··· SUPPLIED MATERIAL
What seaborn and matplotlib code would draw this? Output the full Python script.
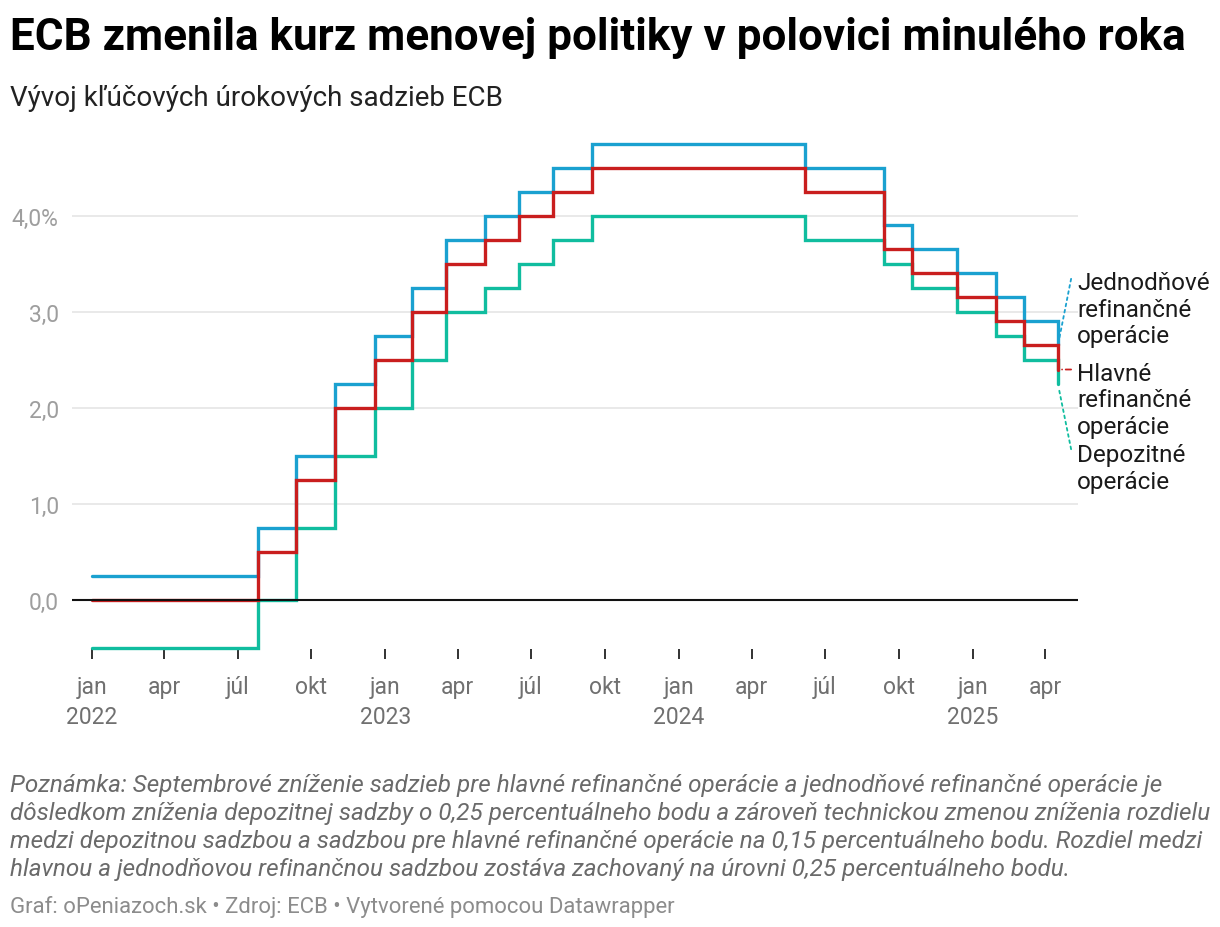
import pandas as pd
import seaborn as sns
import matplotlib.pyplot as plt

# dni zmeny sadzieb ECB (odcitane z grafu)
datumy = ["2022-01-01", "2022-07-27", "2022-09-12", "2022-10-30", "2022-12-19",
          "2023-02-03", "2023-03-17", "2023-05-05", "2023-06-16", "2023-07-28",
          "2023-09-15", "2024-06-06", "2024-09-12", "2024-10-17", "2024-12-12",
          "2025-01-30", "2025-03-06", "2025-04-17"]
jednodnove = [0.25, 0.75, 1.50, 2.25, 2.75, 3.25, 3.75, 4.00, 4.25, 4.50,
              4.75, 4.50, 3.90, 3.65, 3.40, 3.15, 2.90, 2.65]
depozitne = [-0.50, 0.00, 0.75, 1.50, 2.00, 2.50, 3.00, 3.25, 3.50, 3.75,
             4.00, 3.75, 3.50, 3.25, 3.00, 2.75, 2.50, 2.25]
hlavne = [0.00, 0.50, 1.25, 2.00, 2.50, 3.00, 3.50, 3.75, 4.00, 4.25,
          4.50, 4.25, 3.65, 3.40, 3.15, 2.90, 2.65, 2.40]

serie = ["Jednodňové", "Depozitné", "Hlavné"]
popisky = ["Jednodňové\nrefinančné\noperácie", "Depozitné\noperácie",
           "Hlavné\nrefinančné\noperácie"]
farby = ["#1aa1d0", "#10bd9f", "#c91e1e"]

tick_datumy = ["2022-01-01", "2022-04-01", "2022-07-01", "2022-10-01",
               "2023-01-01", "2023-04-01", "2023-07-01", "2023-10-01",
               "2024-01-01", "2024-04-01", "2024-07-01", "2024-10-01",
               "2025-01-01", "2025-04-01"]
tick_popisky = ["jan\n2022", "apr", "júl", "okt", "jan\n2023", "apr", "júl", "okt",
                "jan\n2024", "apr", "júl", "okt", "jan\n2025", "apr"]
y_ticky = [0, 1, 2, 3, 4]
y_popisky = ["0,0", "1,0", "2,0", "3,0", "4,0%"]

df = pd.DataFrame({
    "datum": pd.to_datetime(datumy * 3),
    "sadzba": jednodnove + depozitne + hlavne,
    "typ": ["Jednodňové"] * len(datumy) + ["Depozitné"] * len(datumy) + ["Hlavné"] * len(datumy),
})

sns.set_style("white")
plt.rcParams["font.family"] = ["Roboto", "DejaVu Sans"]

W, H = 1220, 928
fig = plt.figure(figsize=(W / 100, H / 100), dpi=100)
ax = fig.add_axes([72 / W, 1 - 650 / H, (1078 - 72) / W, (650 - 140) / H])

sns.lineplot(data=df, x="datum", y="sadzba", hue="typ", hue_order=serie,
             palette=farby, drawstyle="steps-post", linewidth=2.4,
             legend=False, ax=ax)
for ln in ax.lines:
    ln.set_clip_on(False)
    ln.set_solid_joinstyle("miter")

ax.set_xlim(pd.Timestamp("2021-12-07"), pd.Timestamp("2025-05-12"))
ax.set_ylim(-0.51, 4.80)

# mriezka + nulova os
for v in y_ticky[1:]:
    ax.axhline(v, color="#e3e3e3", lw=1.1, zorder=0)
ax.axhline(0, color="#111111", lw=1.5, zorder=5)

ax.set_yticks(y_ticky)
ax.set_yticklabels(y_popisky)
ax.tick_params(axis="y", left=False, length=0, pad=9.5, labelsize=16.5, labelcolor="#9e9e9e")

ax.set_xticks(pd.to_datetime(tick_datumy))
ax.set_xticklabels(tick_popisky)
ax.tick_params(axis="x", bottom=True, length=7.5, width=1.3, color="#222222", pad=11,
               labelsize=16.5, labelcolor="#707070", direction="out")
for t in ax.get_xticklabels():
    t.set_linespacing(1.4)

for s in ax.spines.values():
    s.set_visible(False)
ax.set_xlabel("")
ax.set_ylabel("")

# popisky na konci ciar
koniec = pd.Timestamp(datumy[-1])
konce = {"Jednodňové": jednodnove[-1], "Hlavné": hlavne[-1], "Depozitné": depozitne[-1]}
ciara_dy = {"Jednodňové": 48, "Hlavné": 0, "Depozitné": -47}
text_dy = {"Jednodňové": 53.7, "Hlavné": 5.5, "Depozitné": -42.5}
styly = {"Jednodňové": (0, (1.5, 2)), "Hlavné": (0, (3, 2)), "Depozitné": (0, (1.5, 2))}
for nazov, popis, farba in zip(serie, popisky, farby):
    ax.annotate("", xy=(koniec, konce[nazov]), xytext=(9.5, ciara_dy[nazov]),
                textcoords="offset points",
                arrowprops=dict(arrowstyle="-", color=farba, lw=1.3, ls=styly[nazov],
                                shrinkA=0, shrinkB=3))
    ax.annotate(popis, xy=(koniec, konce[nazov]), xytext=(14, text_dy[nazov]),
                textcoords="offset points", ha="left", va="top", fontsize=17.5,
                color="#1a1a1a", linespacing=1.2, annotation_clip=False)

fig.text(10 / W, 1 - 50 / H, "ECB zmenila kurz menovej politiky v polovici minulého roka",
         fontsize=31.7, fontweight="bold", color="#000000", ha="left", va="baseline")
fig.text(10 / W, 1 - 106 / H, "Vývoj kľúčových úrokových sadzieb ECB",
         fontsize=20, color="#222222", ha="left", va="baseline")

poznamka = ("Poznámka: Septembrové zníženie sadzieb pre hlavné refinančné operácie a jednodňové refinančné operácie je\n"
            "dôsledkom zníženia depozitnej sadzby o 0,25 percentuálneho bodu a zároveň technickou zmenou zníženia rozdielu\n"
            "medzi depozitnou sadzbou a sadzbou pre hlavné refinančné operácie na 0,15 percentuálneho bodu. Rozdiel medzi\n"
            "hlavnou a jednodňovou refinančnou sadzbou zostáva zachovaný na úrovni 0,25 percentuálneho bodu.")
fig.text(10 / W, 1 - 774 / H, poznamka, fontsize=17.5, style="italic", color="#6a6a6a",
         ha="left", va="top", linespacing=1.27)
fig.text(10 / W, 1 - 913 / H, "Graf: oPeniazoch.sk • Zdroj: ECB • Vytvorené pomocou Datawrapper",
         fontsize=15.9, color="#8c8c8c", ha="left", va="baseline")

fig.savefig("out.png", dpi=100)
······
▶ **WHAT TO PRODUCE**
From the first line of the material down to the line containing "import matplotlib.pyplot as plt", inclusive, return each line exactly, skipping any picture.

▶ **RESULT BELOW**
What seaborn and matplotlib code would draw this? Output the full Python script.
import pandas as pd
import seaborn as sns
import matplotlib.pyplot as plt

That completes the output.